La soirée fut terminée par les danses et les chants des soldats du régiment de Pin-yang. Ils doivent à leur vaillante conduite pendant la guerre sino-japonaise d’avoir conservé le privilège d’être habillés à la coréenne, — chapeau national, vêtement ample, blanc, — au lieu de porter le képi, le pantalon, la veste et les souliers européens. C’est aussi dans ce régiment que se maintiennent certaines traditions musicales auxquelles il doit l’honneur d’être invité à la Cour lors des grandes solennités.

Un groupe de huit à dix soldats apparaît : ils forment un cercle, et l’un d’eux chante une chanson guerrière, dont le refrain est repris en chœur ; l’air est assez entraînant, grâce au cliquetis des baguettes qui jouent un galop infernal sur un tambourin ; quelques-uns dansent, font des cabrioles assez risibles et représentent des scènes, non seulement burlesques, mais aussi licencieuses.

À minuit, nous prenions congé des ministres et rentrions à la mission après avoir rencontré, dans la rue, la surintendante du palais, que deux soldats coréens accompagnaient chez elle pour l’empêcher d’être dévalisée de l’argenterie impériale qu’elle emportait après le dîner de gala.

J’ai conservé un vif souvenir de cette intéressante réception à la cour de Corée. Bien qu’elle se modernise et n’hésite pas à prendre des habitudes nouvelles diamétralement opposées à celles d’autrefois, elle n’en conserve pas moins un cachet bien distinctif, une allure orientale, qui ne disparaîtront pas de sitôt. La Corée est envahie par des hommes entreprenants qui veulent la faire sortir de sa routine et secouer sa somnolence séculaire. Elle me fait un peu l’effet de l’Égypte, vers la moitié du siècle dernier, alors que négociants, ingénieurs, industriels, fonctionnaires étrangers, banquiers, hommes d’affaires, etc. changèrent la physionomie de l’ancien royaume des Pharaons, et, toutes proportions gardées, l’empereur Li-Hsi voudrait être le « Méhémet-Ali » de son empire.

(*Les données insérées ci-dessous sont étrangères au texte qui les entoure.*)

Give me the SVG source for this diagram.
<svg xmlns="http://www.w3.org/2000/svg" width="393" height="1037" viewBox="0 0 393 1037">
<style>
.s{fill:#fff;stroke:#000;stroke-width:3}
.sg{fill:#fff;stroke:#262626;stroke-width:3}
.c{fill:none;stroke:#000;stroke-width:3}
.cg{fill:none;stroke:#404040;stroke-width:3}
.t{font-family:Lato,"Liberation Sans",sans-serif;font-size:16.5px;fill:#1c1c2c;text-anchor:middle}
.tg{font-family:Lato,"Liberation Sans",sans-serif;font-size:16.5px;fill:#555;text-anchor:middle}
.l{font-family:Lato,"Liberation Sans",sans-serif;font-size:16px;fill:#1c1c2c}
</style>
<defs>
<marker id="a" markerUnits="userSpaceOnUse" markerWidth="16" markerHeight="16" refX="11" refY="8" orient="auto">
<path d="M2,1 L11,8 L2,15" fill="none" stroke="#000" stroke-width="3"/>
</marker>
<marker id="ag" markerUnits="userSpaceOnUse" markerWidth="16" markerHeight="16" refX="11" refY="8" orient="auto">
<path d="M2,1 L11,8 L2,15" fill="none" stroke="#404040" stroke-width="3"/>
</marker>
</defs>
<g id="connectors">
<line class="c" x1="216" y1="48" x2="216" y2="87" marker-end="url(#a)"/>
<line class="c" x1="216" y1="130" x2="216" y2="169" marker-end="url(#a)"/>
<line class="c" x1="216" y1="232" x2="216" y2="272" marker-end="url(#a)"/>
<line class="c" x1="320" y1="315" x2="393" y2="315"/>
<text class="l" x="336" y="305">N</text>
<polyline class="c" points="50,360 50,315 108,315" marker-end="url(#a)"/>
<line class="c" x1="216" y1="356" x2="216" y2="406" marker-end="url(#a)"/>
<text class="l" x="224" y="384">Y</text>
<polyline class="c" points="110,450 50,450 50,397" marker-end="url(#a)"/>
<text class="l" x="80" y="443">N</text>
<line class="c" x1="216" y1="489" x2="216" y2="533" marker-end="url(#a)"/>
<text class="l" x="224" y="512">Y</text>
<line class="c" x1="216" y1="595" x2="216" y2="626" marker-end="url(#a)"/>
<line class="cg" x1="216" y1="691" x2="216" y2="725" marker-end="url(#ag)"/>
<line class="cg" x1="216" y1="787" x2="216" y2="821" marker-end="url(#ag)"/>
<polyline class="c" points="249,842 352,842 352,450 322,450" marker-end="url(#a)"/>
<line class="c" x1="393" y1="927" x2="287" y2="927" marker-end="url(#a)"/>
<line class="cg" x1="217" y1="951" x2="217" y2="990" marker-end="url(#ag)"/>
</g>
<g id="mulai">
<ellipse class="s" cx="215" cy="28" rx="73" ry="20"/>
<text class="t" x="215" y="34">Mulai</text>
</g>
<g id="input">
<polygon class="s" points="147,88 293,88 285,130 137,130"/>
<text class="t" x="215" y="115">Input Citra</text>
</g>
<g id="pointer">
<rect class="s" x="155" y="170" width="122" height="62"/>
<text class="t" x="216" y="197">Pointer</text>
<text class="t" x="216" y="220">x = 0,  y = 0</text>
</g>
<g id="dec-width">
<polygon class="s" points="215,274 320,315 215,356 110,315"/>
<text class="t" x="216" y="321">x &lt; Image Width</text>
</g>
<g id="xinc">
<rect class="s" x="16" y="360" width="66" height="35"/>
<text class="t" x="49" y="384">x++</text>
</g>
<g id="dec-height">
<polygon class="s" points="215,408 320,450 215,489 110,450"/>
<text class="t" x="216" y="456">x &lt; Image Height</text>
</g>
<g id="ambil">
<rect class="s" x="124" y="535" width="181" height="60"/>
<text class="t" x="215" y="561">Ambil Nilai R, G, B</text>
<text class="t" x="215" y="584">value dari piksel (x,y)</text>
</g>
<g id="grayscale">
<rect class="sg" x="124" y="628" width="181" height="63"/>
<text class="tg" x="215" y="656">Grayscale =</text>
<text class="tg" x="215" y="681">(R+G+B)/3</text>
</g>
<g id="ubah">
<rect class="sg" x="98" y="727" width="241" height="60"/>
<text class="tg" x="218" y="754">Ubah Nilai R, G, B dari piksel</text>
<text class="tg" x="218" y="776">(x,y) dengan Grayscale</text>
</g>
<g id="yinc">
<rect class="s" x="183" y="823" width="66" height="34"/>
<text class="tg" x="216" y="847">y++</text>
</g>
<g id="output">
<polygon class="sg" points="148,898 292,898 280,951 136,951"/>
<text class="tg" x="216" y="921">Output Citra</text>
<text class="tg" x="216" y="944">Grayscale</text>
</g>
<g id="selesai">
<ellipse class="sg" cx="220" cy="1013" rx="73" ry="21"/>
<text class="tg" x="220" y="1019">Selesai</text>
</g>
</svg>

Nous quittions Séoul, le lendemain de cette soirée ; le ministre du Palais, accompagné du général Yi, commandant l’École militaire, et d’un colonel de l’armée coréenne, venait, avant notre départ de Tchemoulpo, nous rendre visite à bord du Friant.

Notre tournée sur les côtes de Corée se termina par la visite de Fou-san, port situé sur la côte sud-est, en face du Japon, et ouvert au commerce étranger depuis quelques années.